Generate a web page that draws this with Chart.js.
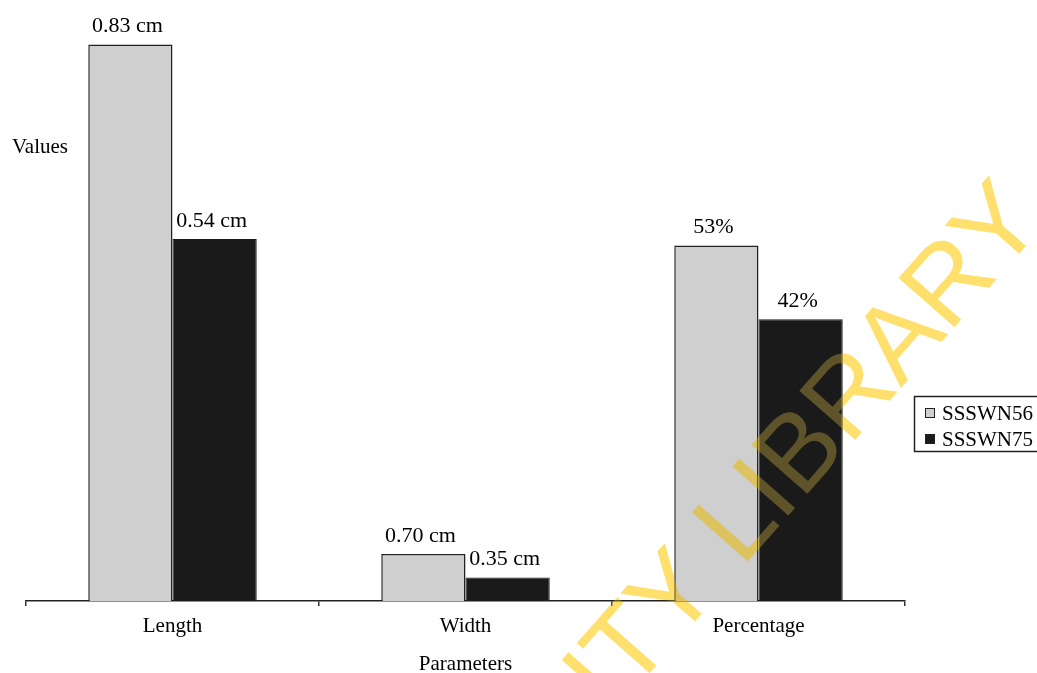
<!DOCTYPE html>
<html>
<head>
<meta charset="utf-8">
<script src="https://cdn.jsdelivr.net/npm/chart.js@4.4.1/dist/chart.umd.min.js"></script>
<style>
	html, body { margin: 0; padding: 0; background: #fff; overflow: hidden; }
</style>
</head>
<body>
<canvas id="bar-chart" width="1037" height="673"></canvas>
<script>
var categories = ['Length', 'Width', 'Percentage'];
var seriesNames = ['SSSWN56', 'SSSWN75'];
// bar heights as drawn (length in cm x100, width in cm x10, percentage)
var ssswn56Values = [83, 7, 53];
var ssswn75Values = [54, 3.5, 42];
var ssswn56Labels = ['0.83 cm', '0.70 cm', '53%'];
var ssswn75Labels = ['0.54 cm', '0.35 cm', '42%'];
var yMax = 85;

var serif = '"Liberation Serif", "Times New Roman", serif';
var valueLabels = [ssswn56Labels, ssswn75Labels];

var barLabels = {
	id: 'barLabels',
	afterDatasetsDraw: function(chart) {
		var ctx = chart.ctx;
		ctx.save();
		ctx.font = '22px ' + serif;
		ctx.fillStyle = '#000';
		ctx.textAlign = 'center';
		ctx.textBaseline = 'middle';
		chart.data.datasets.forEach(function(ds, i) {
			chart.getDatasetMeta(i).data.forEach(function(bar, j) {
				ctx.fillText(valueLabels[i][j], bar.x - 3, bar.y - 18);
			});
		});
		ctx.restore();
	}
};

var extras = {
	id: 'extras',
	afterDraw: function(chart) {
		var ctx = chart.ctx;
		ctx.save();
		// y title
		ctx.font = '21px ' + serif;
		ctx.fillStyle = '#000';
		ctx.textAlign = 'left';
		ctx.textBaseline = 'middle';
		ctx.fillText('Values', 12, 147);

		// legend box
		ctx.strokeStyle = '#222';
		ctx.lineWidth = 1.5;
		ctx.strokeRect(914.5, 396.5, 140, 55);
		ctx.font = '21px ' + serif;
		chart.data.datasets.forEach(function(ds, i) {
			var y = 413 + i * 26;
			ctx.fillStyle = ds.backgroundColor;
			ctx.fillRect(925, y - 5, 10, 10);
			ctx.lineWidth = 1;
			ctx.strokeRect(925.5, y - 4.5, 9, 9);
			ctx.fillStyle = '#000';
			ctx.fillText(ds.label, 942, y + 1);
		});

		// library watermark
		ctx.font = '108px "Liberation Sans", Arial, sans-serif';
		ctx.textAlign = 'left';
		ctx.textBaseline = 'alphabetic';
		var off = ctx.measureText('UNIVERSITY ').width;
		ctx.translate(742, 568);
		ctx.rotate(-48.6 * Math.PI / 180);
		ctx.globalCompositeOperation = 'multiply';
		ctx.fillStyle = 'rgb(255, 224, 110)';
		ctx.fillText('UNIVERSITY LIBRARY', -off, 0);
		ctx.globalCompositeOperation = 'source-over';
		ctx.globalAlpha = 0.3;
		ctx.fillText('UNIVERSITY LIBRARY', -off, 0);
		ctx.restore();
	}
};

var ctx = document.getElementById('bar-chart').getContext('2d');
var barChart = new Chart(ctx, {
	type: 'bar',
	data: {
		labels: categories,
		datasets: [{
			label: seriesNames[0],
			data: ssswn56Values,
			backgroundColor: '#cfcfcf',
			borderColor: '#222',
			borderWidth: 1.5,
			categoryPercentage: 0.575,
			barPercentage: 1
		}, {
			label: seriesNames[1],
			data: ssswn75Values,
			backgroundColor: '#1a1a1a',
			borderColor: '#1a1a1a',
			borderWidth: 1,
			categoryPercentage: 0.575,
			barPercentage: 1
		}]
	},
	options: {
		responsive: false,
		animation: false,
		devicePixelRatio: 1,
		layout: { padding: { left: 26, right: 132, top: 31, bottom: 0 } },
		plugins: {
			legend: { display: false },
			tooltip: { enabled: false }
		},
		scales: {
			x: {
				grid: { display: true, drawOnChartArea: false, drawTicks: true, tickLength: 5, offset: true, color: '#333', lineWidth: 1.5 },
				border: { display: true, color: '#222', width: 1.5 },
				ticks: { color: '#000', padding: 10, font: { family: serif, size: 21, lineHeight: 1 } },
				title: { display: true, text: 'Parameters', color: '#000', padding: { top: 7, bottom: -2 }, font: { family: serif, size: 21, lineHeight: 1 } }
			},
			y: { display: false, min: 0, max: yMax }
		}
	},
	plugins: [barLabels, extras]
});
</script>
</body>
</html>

# # # # # # #

WHAT YOU ARE ASKED TO DO:
Set down again, exactly, the lines of the material above from its first line to the one with "ctx.fillText('Values', 12, 147);", inclusive. Leave the pictures out.

SOLUTION TO THIS EXERCISE:
Generate a web page that draws this with Chart.js.
<!DOCTYPE html>
<html>
<head>
<meta charset="utf-8">
<script src="https://cdn.jsdelivr.net/npm/chart.js@4.4.1/dist/chart.umd.min.js"></script>
<style>
	html, body { margin: 0; padding: 0; background: #fff; overflow: hidden; }
</style>
</head>
<body>
<canvas id="bar-chart" width="1037" height="673"></canvas>
<script>
var categories = ['Length', 'Width', 'Percentage'];
var seriesNames = ['SSSWN56', 'SSSWN75'];
// bar heights as drawn (length in cm x100, width in cm x10, percentage)
var ssswn56Values = [83, 7, 53];
var ssswn75Values = [54, 3.5, 42];
var ssswn56Labels = ['0.83 cm', '0.70 cm', '53%'];
var ssswn75Labels = ['0.54 cm', '0.35 cm', '42%'];
var yMax = 85;

var serif = '"Liberation Serif", "Times New Roman", serif';
var valueLabels = [ssswn56Labels, ssswn75Labels];

var barLabels = {
	id: 'barLabels',
	afterDatasetsDraw: function(chart) {
		var ctx = chart.ctx;
		ctx.save();
		ctx.font = '22px ' + serif;
		ctx.fillStyle = '#000';
		ctx.textAlign = 'center';
		ctx.textBaseline = 'middle';
		chart.data.datasets.forEach(function(ds, i) {
			chart.getDatasetMeta(i).data.forEach(function(bar, j) {
				ctx.fillText(valueLabels[i][j], bar.x - 3, bar.y - 18);
			});
		});
		ctx.restore();
	}
};

var extras = {
	id: 'extras',
	afterDraw: function(chart) {
		var ctx = chart.ctx;
		ctx.save();
		// y title
		ctx.font = '21px ' + serif;
		ctx.fillStyle = '#000';
		ctx.textAlign = 'left';
		ctx.textBaseline = 'middle';
		ctx.fillText('Values', 12, 147);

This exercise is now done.